◆ **What the task asks**
Leave the pictures out and quote every line from the start of the listing to the line with "-0.0053, -0.0052]", inclusive.

◆ **Dataset content**

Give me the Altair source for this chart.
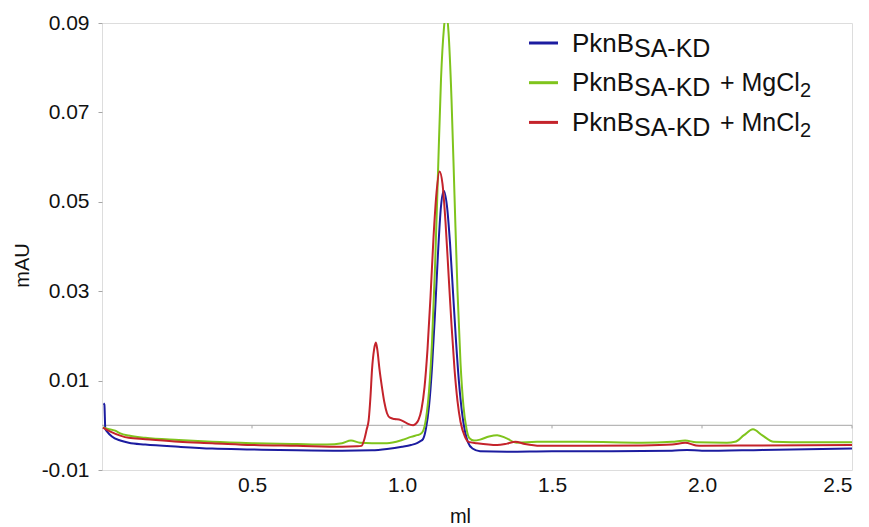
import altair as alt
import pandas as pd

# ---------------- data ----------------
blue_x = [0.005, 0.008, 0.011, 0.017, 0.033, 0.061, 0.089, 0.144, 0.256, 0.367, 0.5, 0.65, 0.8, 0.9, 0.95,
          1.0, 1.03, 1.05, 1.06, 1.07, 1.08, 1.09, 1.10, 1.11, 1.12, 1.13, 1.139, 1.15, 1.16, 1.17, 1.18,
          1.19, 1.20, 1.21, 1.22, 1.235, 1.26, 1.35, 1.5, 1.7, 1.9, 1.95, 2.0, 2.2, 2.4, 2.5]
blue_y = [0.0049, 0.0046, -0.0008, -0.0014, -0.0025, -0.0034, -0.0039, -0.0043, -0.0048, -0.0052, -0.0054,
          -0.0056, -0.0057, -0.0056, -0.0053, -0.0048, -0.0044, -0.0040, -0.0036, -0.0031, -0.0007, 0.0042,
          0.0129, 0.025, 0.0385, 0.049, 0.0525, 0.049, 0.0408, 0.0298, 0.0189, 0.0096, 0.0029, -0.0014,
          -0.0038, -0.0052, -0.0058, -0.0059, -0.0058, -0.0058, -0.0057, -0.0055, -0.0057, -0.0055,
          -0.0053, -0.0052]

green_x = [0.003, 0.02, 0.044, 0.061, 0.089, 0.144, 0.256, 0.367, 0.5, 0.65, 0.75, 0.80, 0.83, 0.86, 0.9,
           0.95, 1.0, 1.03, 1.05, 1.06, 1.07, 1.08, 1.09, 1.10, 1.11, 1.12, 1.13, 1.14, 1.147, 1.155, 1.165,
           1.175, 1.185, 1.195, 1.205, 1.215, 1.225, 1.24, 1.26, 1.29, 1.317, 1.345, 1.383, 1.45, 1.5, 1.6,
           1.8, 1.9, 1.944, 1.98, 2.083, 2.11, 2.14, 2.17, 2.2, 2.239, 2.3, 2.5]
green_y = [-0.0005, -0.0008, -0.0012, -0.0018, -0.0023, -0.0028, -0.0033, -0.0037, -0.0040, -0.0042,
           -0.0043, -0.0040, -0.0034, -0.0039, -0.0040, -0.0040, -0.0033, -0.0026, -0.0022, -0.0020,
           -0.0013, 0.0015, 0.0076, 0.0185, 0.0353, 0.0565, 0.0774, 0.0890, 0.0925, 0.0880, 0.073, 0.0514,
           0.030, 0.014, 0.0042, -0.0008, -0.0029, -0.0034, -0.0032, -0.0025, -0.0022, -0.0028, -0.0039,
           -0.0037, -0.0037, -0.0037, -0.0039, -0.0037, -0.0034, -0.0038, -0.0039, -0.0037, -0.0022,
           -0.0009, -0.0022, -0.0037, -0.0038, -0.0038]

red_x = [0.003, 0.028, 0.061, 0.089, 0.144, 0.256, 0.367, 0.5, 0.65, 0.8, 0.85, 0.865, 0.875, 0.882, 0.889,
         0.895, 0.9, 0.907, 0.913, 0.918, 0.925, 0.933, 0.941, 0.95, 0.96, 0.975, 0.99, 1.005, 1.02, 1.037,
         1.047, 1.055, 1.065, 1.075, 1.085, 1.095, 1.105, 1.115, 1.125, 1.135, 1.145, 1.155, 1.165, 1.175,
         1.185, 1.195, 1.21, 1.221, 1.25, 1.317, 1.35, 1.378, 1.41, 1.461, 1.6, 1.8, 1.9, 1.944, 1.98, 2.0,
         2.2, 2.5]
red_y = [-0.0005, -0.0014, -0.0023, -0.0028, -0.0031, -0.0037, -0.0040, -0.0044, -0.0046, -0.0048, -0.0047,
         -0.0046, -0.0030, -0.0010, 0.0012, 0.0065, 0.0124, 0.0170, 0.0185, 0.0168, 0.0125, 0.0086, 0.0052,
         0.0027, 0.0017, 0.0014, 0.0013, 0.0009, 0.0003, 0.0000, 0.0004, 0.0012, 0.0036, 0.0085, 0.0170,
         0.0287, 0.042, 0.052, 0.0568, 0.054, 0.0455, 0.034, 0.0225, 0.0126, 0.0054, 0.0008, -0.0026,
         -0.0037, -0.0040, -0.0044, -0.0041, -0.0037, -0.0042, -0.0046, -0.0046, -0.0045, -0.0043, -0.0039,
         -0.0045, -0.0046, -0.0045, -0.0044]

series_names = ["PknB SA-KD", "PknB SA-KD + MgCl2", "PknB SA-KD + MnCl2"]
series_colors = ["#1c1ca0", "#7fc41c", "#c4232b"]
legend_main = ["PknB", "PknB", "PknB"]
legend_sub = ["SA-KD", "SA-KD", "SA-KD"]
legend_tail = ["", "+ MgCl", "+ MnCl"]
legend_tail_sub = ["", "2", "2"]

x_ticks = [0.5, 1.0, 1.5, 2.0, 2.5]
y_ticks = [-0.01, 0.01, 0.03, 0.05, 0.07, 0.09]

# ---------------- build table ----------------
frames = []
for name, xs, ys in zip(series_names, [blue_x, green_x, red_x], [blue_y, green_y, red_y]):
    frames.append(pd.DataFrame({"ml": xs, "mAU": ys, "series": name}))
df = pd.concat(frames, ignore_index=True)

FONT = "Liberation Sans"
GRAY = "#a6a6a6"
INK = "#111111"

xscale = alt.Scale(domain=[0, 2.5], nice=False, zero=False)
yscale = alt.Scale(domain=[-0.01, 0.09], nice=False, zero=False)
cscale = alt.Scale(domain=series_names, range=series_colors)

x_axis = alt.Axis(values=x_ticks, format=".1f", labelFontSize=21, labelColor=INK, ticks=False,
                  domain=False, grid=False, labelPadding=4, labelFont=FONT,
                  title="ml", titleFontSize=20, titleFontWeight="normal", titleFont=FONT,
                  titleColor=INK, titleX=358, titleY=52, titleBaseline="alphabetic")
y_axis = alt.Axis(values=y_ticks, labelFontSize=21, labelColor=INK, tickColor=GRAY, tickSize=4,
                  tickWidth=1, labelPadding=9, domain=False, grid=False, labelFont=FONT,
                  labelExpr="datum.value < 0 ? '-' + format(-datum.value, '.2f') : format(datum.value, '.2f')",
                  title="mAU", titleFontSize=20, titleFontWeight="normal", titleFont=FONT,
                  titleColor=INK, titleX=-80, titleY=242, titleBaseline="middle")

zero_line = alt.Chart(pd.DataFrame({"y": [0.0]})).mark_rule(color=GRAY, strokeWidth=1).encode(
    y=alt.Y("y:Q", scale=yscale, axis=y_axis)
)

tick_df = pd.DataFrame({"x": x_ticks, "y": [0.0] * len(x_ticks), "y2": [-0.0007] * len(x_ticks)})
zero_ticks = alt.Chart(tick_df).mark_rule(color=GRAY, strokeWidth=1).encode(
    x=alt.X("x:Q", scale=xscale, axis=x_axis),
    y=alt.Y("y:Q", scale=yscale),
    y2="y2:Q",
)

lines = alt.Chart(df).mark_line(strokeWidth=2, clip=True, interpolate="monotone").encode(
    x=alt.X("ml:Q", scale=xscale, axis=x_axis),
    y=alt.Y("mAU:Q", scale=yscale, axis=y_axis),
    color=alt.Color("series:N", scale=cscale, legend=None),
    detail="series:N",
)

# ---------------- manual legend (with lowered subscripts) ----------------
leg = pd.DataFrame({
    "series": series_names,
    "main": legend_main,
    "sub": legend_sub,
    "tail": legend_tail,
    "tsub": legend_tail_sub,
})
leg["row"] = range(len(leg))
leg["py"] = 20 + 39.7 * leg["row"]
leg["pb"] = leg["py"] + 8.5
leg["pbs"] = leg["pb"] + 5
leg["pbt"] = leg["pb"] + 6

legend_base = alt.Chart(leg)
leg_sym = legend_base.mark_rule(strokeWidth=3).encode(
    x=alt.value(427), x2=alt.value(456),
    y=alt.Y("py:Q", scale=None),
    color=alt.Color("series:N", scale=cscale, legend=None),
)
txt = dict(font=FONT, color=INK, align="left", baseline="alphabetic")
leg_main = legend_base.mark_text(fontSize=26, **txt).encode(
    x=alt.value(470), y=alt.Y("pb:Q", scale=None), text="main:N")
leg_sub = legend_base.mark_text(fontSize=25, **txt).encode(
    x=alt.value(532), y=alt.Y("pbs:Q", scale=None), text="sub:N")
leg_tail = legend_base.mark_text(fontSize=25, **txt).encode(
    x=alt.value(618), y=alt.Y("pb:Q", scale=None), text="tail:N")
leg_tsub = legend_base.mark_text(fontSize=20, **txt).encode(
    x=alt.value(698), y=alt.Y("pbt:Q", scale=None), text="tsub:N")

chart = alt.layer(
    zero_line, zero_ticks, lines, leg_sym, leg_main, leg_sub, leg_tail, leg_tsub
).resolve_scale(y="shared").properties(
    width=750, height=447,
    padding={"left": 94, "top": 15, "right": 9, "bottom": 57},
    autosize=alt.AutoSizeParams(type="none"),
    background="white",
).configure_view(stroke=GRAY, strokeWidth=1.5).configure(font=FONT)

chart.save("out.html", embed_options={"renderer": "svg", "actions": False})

◆ **Expected output**
Give me the Altair source for this chart.
import altair as alt
import pandas as pd

# ---------------- data ----------------
blue_x = [0.005, 0.008, 0.011, 0.017, 0.033, 0.061, 0.089, 0.144, 0.256, 0.367, 0.5, 0.65, 0.8, 0.9, 0.95,
          1.0, 1.03, 1.05, 1.06, 1.07, 1.08, 1.09, 1.10, 1.11, 1.12, 1.13, 1.139, 1.15, 1.16, 1.17, 1.18,
          1.19, 1.20, 1.21, 1.22, 1.235, 1.26, 1.35, 1.5, 1.7, 1.9, 1.95, 2.0, 2.2, 2.4, 2.5]
blue_y = [0.0049, 0.0046, -0.0008, -0.0014, -0.0025, -0.0034, -0.0039, -0.0043, -0.0048, -0.0052, -0.0054,
          -0.0056, -0.0057, -0.0056, -0.0053, -0.0048, -0.0044, -0.0040, -0.0036, -0.0031, -0.0007, 0.0042,
          0.0129, 0.025, 0.0385, 0.049, 0.0525, 0.049, 0.0408, 0.0298, 0.0189, 0.0096, 0.0029, -0.0014,
          -0.0038, -0.0052, -0.0058, -0.0059, -0.0058, -0.0058, -0.0057, -0.0055, -0.0057, -0.0055,
          -0.0053, -0.0052]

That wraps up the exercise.